Policy gaps also remain in ASEAN nations. To turn the sustainable data storage market into a competitive one would require long-term planning and commitment to its development. In many cases across the world, smaller data centres lack the resources required to invest in high-capital green infrastructures. In these cases, support from the surrounding ecosystem – be it private investors or the government – will be crucial.  

As a cornerstone of a healthy market, incentives for bringing private-public partnerships closer will be a prerequisite. In Singapore for example, global digital infrastructure company Equinix recently invested in its fifth data centre in the country, pouring US$144 million into the purpose-built facility – a move done in partnership and cohesion with the Singaporean Government’s digital agenda. 

Projections for the future of ASEAN 

In Southeast Asia, the region’s transformation has resulted in a leap in data consumption. The region’s digital-first vision must be accompanied by agile, resilient digital infrastructure that is future-proof and ready to serve the needs of the market. Additionally, supportive policies that encourage sustainability and green incentives should be introduced to help keep these data centres green whilst encouraging participation by private entities. 

it is worth noting your own cloud consumptions and taking action to limit any excessive use. 

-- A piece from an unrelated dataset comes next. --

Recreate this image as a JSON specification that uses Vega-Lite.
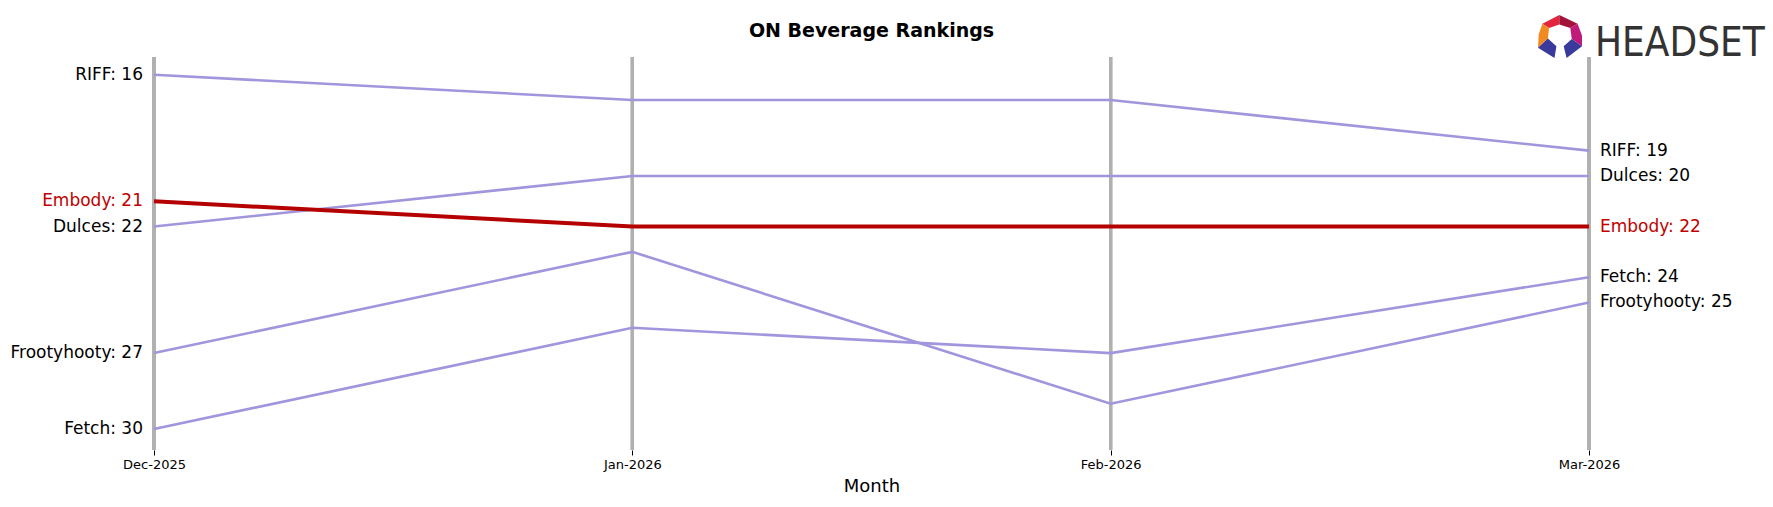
{
  "$schema": "https://vega.github.io/schema/vega-lite/v6.json",
  "width": 1435,
  "height": 393,
  "autosize": {"type": "none"},
  "padding": {"left": 154, "top": 57, "right": 184, "bottom": 57},
  "background": "white",
  "config": {"view": {"stroke": null}, "font": "DejaVu Sans"},
  "title": {"text": "ON Beverage Rankings", "font": "DejaVu Sans", "fontSize": 19, "fontWeight": "bold", "color": "#000000", "anchor": "middle", "offset": -26},
  "data": {"values": [
    {"brand": "RIFF", "month": "Dec-2025", "rank": 16},
    {"brand": "RIFF", "month": "Jan-2026", "rank": 17},
    {"brand": "RIFF", "month": "Feb-2026", "rank": 17},
    {"brand": "RIFF", "month": "Mar-2026", "rank": 19},
    {"brand": "Dulces", "month": "Dec-2025", "rank": 22},
    {"brand": "Dulces", "month": "Jan-2026", "rank": 20},
    {"brand": "Dulces", "month": "Feb-2026", "rank": 20},
    {"brand": "Dulces", "month": "Mar-2026", "rank": 20},
    {"brand": "Embody", "month": "Dec-2025", "rank": 21},
    {"brand": "Embody", "month": "Jan-2026", "rank": 22},
    {"brand": "Embody", "month": "Feb-2026", "rank": 22},
    {"brand": "Embody", "month": "Mar-2026", "rank": 22},
    {"brand": "Fetch", "month": "Dec-2025", "rank": 30},
    {"brand": "Fetch", "month": "Jan-2026", "rank": 26},
    {"brand": "Fetch", "month": "Feb-2026", "rank": 27},
    {"brand": "Fetch", "month": "Mar-2026", "rank": 24},
    {"brand": "Frootyhooty", "month": "Dec-2025", "rank": 27},
    {"brand": "Frootyhooty", "month": "Jan-2026", "rank": 23},
    {"brand": "Frootyhooty", "month": "Feb-2026", "rank": 29},
    {"brand": "Frootyhooty", "month": "Mar-2026", "rank": 25}
  ]},
  "transform": [{"calculate": "datum.brand + ': ' + datum.rank", "as": "label"}],
  "encoding": {
    "x": {"field": "month", "type": "ordinal", "sort": ["Dec-2025", "Jan-2026", "Feb-2026", "Mar-2026"],
      "scale": {"type": "point", "padding": 0},
      "axis": {"title": "Month", "titleFont": "DejaVu Sans", "titleFontSize": 18, "titleFontWeight": "normal", "titleColor": "#000000", "titlePadding": 6,
        "labelFont": "DejaVu Sans", "labelFontSize": 13, "labelColor": "#000000", "labelAngle": 0, "labelPadding": 3,
        "tickSize": 5, "tickColor": "#000000", "tickWidth": 1, "domain": false, "grid": false}}
  },
  "layer": [
    {"mark": {"type": "rule", "color": "#b0b0b0", "strokeWidth": 3}, "encoding": {}},
    {"transform": [{"filter": "datum.brand !== 'Embody'"}],
      "mark": {"type": "line", "color": "#a195dd", "strokeWidth": 2.6},
      "encoding": {
        "y": {"field": "rank", "type": "quantitative", "scale": {"domain": [15.3, 30.83], "reverse": true, "zero": false, "nice": false}, "axis": null},
        "detail": {"field": "brand"}
      }},
    {"transform": [{"filter": "datum.brand === 'Embody'"}],
      "mark": {"type": "line", "color": "#b50000", "strokeWidth": 4},
      "encoding": {
        "y": {"field": "rank", "type": "quantitative", "scale": {"domain": [15.3, 30.83], "reverse": true, "zero": false, "nice": false}, "axis": null}
      }},
    {"transform": [{"filter": "datum.month === 'Dec-2025'"}],
      "mark": {"type": "text", "align": "right", "baseline": "middle", "dx": -11, "font": "DejaVu Sans", "fontSize": 17},
      "encoding": {
        "y": {"field": "rank", "type": "quantitative"},
        "text": {"field": "label"},
        "color": {"condition": {"test": "datum.brand === 'Embody'", "value": "#c00000"}, "value": "#000000"}
      }},
    {"transform": [{"filter": "datum.month === 'Mar-2026'"}],
      "mark": {"type": "text", "align": "left", "baseline": "middle", "dx": 11, "font": "DejaVu Sans", "fontSize": 17},
      "encoding": {
        "y": {"field": "rank", "type": "quantitative"},
        "text": {"field": "label"},
        "color": {"condition": {"test": "datum.brand === 'Embody'", "value": "#c00000"}, "value": "#000000"}
      }},
    {"data": {"values": [{"logo": "HEADSET"}]},
      "mark": {"type": "text", "align": "left", "baseline": "alphabetic", "font": "DejaVu Sans Condensed, Roboto, sans-serif", "fontSize": 40, "color": "#333333", "dx": 6, "dy": -1},
      "encoding": {"x": {"datum": "Mar-2026"}, "y": {"datum": 15.3}, "text": {"field": "logo"}}},
    {"data": {"values": [{"logo": "icon"}]},
      "mark": {"type": "point", "filled": true, "size": 4, "opacity": 1, "strokeWidth": 0, "color": "#e3263c",
        "shape": "M -46.6 -33.2 L -29.7 -42 L -29.7 -32.6 L -40 -29.1 Z"},
      "encoding": {"x": {"datum": "Mar-2026"}, "y": {"datum": 15.3}}},
    {"data": {"values": [{"logo": "icon"}]},
      "mark": {"type": "point", "filled": true, "size": 4, "opacity": 1, "strokeWidth": 0, "color": "#a3123a",
        "shape": "M -29.7 -42 L -11.4 -33.2 L -18.7 -29.1 L -29.7 -32.6 Z"},
      "encoding": {"x": {"datum": "Mar-2026"}, "y": {"datum": 15.3}}},
    {"data": {"values": [{"logo": "icon"}]},
      "mark": {"type": "point", "filled": true, "size": 4, "opacity": 1, "strokeWidth": 0, "color": "#f28a22",
        "shape": "M -46.6 -33.2 L -40 -29.1 L -41.1 -18.6 L -51 -9.2 L -50.3 -22.4 Z"},
      "encoding": {"x": {"datum": "Mar-2026"}, "y": {"datum": 15.3}}},
    {"data": {"values": [{"logo": "icon"}]},
      "mark": {"type": "point", "filled": true, "size": 4, "opacity": 1, "strokeWidth": 0, "color": "#c01a7a",
        "shape": "M -11.4 -33.2 L -7 -21.5 L -7 -10.7 L -17.2 -18 L -18.7 -29.1 Z"},
      "encoding": {"x": {"datum": "Mar-2026"}, "y": {"datum": 15.3}}},
    {"data": {"values": [{"logo": "icon"}]},
      "mark": {"type": "point", "filled": true, "size": 4, "opacity": 1, "strokeWidth": 0, "color": "#3a3a9c",
        "shape": "M -51 -9.2 L -41.1 -18.6 L -32.6 -10.7 L -34.5 1 Z M -7 -10.7 L -17.2 -18 L -25.3 -10.7 L -22.4 1 Z"},
      "encoding": {"x": {"datum": "Mar-2026"}, "y": {"datum": 15.3}}}
  ]
}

As for an individual internet user like you and me, it is worth noting your own cloud consumptions and taking action to limit any excessive use. This includes deleting old emails, unsubscribing from newsletters that doesn’t interest you and even closing inactive browser tabs. Just like our journey against the climate change, every little things matter.  

Data storage will play a critical result in securing the region’s digital passage; individuals, companies and countries today that have the capabilities and vision to create sustainable data centres should seize the chance to do so while competitive advantages remain at their side.